>>>

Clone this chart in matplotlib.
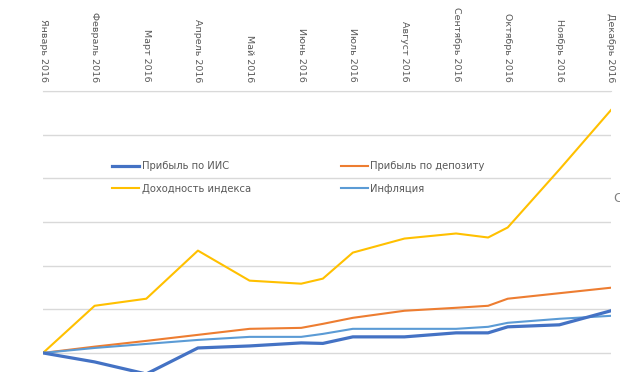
import matplotlib.pyplot as plt

# month positions (0 = January); some series have extra points mid-month
x_pos = [0, 1, 2, 3, 4, 5, 5.42, 6, 7, 8, 8.62, 9, 10, 11]
months = ["Январь 2016", "Февраль 2016", "Март 2016", "Апрель 2016", "Май 2016",
          "Июнь 2016", "Июль 2016", "Август 2016", "Сентябрь 2016",
          "Октябрь 2016", "Ноябрь 2016", "Декабрь 2016"]

iis = [0, -1.03, -2.41, 0.57, 0.80, 1.15, 1.09, 1.84, 1.84, 2.30, 2.30, 2.99, 3.22, 4.83]
deposit = [0, 0.72, 1.38, 2.07, 2.76, 2.87, 3.33, 4.02, 4.83, 5.17, 5.40, 6.21, 6.84, 7.47]
index_ret = [0, 5.40, 6.21, 11.72, 8.28, 7.93, 8.51, 11.49, 13.10, 13.68, 13.22, 14.37, 21.0, 27.82]
inflation = [0, 0.57, 1.03, 1.49, 1.84, 1.84, 2.18, 2.76, 2.76, 2.76, 2.99, 3.45, 3.91, 4.25]

W, H = 620, 372
fig = plt.figure(figsize=(W / 100, H / 100), dpi=100)
left, right, top = 43, 611, 91
ax = fig.add_axes([left / W, 0, (right - left) / W, 1 - top / H])

l_iis, = ax.plot(x_pos, iis, color="#4472C4", lw=2.3, label="Прибыль по ИИС", zorder=5)
l_dep, = ax.plot(x_pos, deposit, color="#ED7D31", lw=1.5, label="Прибыль по депозиту", zorder=4)
l_idx, = ax.plot(x_pos, index_ret, color="#FFC000", lw=1.5, label="Доходность индекса", zorder=4)
l_inf, = ax.plot(x_pos, inflation, color="#5B9BD5", lw=1.5, label="Инфляция", zorder=4)

ax.set_xlim(0, 11)
ax.set_ylim(-2.184, 30)
ax.set_yticks(range(0, 31, 5))
ax.yaxis.grid(True, color="#d9d9d9", lw=1)
ax.set_axisbelow(True)
ax.tick_params(axis="y", left=False, labelleft=False)

ax.xaxis.tick_top()
ax.set_xticks(range(12))
ax.set_xticklabels(months, rotation=270, ha="center", va="bottom",
                   fontsize=6.8, color="#595959")
ax.tick_params(axis="x", top=False, pad=3)

for s in ["left", "right", "bottom"]:
    ax.spines[s].set_visible(False)
ax.spines["top"].set_color("#d9d9d9")

# legend: filled column-wise, so order gives rows (ИИС, депозит), (индекс, инфляция)
handles = [l_iis, l_idx, l_dep, l_inf]
leg = ax.legend(handles=handles, labels=[h.get_label() for h in handles],
                loc="upper left",
                bbox_to_anchor=((112 - left) / (right - left), (H - 161) / (H - top)),
                ncol=2, frameon=False, fontsize=7.2, borderpad=0, borderaxespad=0,
                handlelength=2.7, handletextpad=0.25, columnspacing=9.0,
                labelspacing=1.25)
for t in leg.get_texts():
    t.set_color("#595959")

fig.text(613 / W, 1 - 198 / H, "С", fontsize=9, color="#808080", va="center")

fig.savefig("out.png", dpi=100, facecolor="white")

<<<

Write out the material above again, word for word, minus its pictures.

Clone this chart in matplotlib.
import matplotlib.pyplot as plt

# month positions (0 = January); some series have extra points mid-month
x_pos = [0, 1, 2, 3, 4, 5, 5.42, 6, 7, 8, 8.62, 9, 10, 11]
months = ["Январь 2016", "Февраль 2016", "Март 2016", "Апрель 2016", "Май 2016",
          "Июнь 2016", "Июль 2016", "Август 2016", "Сентябрь 2016",
          "Октябрь 2016", "Ноябрь 2016", "Декабрь 2016"]

iis = [0, -1.03, -2.41, 0.57, 0.80, 1.15, 1.09, 1.84, 1.84, 2.30, 2.30, 2.99, 3.22, 4.83]
deposit = [0, 0.72, 1.38, 2.07, 2.76, 2.87, 3.33, 4.02, 4.83, 5.17, 5.40, 6.21, 6.84, 7.47]
index_ret = [0, 5.40, 6.21, 11.72, 8.28, 7.93, 8.51, 11.49, 13.10, 13.68, 13.22, 14.37, 21.0, 27.82]
inflation = [0, 0.57, 1.03, 1.49, 1.84, 1.84, 2.18, 2.76, 2.76, 2.76, 2.99, 3.45, 3.91, 4.25]

W, H = 620, 372
fig = plt.figure(figsize=(W / 100, H / 100), dpi=100)
left, right, top = 43, 611, 91
ax = fig.add_axes([left / W, 0, (right - left) / W, 1 - top / H])

l_iis, = ax.plot(x_pos, iis, color="#4472C4", lw=2.3, label="Прибыль по ИИС", zorder=5)
l_dep, = ax.plot(x_pos, deposit, color="#ED7D31", lw=1.5, label="Прибыль по депозиту", zorder=4)
l_idx, = ax.plot(x_pos, index_ret, color="#FFC000", lw=1.5, label="Доходность индекса", zorder=4)
l_inf, = ax.plot(x_pos, inflation, color="#5B9BD5", lw=1.5, label="Инфляция", zorder=4)

ax.set_xlim(0, 11)
ax.set_ylim(-2.184, 30)
ax.set_yticks(range(0, 31, 5))
ax.yaxis.grid(True, color="#d9d9d9", lw=1)
ax.set_axisbelow(True)
ax.tick_params(axis="y", left=False, labelleft=False)

ax.xaxis.tick_top()
ax.set_xticks(range(12))
ax.set_xticklabels(months, rotation=270, ha="center", va="bottom",
                   fontsize=6.8, color="#595959")
ax.tick_params(axis="x", top=False, pad=3)

for s in ["left", "right", "bottom"]:
    ax.spines[s].set_visible(False)
ax.spines["top"].set_color("#d9d9d9")

# legend: filled column-wise, so order gives rows (ИИС, депозит), (индекс, инфляция)
handles = [l_iis, l_idx, l_dep, l_inf]
leg = ax.legend(handles=handles, labels=[h.get_label() for h in handles],
                loc="upper left",
                bbox_to_anchor=((112 - left) / (right - left), (H - 161) / (H - top)),
                ncol=2, frameon=False, fontsize=7.2, borderpad=0, borderaxespad=0,
                handlelength=2.7, handletextpad=0.25, columnspacing=9.0,
                labelspacing=1.25)
for t in leg.get_texts():
    t.set_color("#595959")

fig.text(613 / W, 1 - 198 / H, "С", fontsize=9, color="#808080", va="center")

fig.savefig("out.png", dpi=100, facecolor="white")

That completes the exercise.